• **Short exercise**
Pull out each line of the records holding the string "matplotlib".

• **Extracted information**
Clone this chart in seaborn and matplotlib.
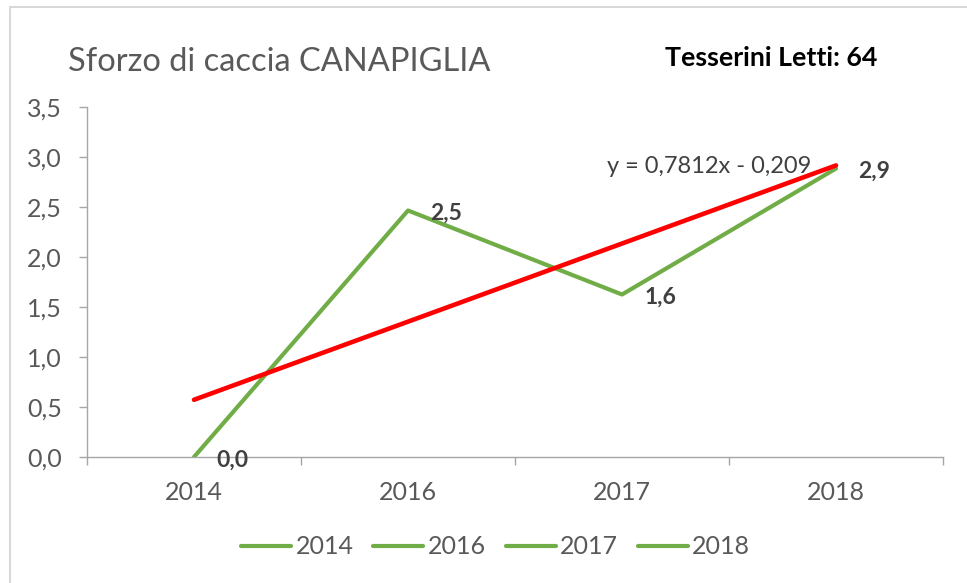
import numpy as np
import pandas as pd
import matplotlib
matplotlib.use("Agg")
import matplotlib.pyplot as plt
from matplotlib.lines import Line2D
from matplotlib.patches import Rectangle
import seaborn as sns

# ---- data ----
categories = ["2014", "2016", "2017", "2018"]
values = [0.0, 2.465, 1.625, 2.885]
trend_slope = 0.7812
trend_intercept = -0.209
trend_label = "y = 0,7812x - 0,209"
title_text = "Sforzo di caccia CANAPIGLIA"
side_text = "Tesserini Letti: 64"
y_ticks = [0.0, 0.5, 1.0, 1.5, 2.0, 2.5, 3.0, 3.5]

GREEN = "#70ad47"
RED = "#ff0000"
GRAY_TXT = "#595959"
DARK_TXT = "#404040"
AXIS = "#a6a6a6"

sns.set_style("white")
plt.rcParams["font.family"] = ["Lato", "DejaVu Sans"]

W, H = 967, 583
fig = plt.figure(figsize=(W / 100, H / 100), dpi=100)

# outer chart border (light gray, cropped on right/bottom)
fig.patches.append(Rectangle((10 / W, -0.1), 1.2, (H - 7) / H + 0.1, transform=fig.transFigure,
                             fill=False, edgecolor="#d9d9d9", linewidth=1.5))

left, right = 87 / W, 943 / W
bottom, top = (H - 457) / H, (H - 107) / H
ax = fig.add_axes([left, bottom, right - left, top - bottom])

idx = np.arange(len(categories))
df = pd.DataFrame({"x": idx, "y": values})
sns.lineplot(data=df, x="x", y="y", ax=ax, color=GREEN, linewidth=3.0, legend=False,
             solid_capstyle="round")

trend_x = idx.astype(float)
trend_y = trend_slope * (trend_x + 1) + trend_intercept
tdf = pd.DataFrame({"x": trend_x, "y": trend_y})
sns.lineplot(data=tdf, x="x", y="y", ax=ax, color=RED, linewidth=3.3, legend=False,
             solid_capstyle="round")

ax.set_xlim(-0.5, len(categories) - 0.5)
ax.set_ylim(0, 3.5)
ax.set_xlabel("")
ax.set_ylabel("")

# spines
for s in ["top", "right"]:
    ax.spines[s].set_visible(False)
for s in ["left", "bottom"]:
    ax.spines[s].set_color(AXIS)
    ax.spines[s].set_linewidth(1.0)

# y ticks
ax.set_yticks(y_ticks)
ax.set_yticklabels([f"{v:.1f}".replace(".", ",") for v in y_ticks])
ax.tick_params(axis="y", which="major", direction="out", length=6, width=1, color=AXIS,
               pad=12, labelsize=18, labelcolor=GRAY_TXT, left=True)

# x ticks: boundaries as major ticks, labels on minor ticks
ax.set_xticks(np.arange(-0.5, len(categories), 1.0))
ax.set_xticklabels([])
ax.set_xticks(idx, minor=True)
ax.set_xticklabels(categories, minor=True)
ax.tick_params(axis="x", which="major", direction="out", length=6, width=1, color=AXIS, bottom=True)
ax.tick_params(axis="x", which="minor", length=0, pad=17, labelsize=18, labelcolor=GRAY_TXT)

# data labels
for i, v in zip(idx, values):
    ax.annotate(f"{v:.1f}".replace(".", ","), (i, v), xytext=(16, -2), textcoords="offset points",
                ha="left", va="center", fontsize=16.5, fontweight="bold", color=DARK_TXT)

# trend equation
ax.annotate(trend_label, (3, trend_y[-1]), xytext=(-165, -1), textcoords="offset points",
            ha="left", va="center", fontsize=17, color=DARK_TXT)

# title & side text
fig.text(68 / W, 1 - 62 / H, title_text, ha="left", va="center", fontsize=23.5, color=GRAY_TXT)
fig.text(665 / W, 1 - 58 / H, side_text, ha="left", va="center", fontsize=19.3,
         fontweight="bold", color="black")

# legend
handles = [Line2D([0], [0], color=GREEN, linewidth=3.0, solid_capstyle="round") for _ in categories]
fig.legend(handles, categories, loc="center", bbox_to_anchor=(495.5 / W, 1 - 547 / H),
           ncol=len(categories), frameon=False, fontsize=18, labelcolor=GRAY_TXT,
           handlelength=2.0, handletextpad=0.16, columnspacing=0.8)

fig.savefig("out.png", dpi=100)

==

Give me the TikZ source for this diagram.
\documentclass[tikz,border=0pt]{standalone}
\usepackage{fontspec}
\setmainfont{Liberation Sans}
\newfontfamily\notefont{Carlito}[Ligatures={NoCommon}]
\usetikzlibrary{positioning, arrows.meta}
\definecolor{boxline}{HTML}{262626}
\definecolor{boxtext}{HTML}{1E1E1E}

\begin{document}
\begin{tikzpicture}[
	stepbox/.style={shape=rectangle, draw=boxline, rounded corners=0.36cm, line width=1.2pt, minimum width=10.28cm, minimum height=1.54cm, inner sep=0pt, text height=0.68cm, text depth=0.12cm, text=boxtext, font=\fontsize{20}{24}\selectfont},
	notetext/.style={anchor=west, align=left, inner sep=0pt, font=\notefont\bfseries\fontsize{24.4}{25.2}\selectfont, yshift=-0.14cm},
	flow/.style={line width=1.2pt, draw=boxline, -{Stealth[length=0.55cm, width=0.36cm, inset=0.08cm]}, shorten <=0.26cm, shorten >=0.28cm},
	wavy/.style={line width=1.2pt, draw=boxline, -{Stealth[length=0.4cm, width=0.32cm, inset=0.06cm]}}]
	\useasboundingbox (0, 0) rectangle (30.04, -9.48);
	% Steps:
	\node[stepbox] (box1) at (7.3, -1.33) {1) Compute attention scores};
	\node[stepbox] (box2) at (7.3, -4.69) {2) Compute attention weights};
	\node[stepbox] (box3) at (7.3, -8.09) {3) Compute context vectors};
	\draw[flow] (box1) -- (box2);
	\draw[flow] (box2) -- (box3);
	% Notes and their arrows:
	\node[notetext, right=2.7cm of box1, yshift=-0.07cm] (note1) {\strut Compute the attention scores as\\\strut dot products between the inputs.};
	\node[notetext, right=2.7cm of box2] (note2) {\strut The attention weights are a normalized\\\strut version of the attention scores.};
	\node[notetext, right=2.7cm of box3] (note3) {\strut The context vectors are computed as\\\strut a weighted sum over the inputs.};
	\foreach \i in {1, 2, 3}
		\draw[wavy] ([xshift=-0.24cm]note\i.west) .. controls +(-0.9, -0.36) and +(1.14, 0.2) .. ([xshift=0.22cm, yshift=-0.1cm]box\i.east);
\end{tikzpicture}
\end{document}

• **Exercise output**
Clone this chart in seaborn and matplotlib.
import matplotlib
matplotlib.use("Agg")
import matplotlib.pyplot as plt
from matplotlib.lines import Line2D
from matplotlib.patches import Rectangle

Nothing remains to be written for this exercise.